Self-reported health among lone mothers: Do employment and education matter?
|Title||Self-reported health among lone mothers: Do employment and education matter?|
|Publication Type||Journal Article|
|Year of Publication||2015|
|Authors||Struffolino, E, Bernardi, L, Voorpostel, M|
|Journal||LIVES Working Papers|
|Keywords||education, employment, family structure, health, life course, lone mothers, multiple disadvantages|
Lone motherhood is often associated to factors that increase women’s risk of developing poor health, such as being unemployed or poor. Employment fosters better physical health by attenuating economic hardship and improving overall well-being. However, employment can also represent an additional stress factor for lone mothers who face the dual role of main caregiver and main earner. Taking a life course perspective, we investigate how employment associate to self-assessed health of lone mothers in comparison to mothers living with a partner.
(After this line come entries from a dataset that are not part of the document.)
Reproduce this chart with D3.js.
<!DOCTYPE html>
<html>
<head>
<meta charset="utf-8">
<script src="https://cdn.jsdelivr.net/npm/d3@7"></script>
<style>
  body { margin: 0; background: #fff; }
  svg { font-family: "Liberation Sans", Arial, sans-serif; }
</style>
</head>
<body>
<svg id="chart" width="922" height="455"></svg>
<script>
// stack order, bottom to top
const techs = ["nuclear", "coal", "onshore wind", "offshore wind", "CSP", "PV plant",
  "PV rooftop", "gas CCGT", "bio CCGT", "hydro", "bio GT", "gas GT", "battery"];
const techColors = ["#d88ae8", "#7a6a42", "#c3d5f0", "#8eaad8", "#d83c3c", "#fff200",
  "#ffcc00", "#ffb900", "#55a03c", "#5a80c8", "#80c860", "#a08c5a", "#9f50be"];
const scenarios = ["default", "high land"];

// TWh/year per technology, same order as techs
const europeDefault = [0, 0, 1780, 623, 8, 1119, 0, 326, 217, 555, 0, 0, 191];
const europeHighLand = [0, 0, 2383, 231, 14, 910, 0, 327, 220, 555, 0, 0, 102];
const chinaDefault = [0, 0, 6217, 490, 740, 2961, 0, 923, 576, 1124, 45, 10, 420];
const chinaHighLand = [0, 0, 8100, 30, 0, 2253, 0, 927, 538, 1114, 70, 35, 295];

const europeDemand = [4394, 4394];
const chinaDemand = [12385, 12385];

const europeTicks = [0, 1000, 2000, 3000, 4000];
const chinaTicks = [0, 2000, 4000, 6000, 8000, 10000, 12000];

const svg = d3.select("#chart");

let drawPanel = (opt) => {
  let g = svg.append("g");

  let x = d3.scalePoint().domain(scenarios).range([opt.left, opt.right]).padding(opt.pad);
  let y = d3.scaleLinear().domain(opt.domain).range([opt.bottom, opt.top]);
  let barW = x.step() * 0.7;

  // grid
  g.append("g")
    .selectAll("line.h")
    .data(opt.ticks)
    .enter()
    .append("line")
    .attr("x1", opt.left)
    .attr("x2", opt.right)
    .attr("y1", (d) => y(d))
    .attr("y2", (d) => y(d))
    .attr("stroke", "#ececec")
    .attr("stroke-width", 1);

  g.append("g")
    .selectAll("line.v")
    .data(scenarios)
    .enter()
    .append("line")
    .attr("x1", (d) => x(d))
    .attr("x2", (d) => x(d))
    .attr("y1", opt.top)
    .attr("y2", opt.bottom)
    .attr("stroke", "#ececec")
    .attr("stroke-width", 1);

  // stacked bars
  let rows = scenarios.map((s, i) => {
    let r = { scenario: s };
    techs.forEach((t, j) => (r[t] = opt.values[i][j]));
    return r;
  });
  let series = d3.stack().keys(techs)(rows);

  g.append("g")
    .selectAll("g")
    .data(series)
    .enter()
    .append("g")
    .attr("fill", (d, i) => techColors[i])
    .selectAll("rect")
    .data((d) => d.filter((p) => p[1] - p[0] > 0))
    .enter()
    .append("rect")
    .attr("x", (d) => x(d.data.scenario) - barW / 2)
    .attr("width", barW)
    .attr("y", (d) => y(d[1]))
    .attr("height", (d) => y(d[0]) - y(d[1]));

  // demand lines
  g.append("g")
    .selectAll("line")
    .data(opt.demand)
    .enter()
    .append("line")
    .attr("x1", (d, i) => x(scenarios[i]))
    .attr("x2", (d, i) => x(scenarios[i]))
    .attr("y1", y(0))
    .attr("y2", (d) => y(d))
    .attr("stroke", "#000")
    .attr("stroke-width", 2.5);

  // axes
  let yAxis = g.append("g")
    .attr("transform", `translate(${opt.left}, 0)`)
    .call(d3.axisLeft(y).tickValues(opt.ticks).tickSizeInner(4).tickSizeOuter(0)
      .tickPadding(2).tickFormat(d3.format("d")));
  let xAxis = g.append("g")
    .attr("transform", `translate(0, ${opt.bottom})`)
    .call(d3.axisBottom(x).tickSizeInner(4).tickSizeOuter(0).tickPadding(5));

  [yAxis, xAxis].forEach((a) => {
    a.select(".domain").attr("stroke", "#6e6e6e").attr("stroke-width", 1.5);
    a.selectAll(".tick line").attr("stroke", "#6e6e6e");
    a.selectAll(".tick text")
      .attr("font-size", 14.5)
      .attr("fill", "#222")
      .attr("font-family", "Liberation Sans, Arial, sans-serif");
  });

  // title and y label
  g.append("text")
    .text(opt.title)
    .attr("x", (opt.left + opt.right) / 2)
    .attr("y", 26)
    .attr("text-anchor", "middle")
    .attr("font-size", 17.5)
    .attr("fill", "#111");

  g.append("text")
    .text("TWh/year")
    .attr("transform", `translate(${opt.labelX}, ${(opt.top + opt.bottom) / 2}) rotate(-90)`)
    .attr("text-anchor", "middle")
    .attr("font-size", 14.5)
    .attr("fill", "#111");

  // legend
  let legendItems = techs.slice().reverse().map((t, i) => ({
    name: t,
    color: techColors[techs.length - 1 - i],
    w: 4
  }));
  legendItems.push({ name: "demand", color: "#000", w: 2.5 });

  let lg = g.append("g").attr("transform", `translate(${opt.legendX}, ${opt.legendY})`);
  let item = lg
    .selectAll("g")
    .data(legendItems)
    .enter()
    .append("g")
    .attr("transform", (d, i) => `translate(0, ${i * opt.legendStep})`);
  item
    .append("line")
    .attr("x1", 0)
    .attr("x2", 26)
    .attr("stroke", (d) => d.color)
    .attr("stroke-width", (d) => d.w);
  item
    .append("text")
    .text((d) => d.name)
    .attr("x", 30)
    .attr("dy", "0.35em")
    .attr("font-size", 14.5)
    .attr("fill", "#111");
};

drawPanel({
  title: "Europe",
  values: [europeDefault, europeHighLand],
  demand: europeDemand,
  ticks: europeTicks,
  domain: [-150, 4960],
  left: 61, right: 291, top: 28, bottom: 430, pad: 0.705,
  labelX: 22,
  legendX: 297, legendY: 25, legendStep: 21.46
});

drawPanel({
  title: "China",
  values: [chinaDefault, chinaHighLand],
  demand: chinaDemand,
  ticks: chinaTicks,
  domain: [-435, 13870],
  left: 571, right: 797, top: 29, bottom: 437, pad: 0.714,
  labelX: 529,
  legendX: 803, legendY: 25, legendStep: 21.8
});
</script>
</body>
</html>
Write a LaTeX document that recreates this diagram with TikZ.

In Switzerland, weak welfare provisions for families, expensive public childcare, and marriage- based taxation translate into a high incompatibility between work and family, in turn resulting in high shares of maternal part-time work. In this context, being a lone mother might be associated with worse health. Our analyses of the Swiss Household Panel (waves 1999-2011) compared lone mothers and mothers living with a partner, suggesting that lone mothers who are out of the labor market, especially those holding an upper-secondary degree, have a higher probability of poor health. We found that lone mothers working full-time were in better health than those working part-time but that the opposite applied to mothers living in couples. We argue that the negative association between health and paid work for lone mothers is the result of intersections between employment, education, and lone parenthood in a context of poor welfare support.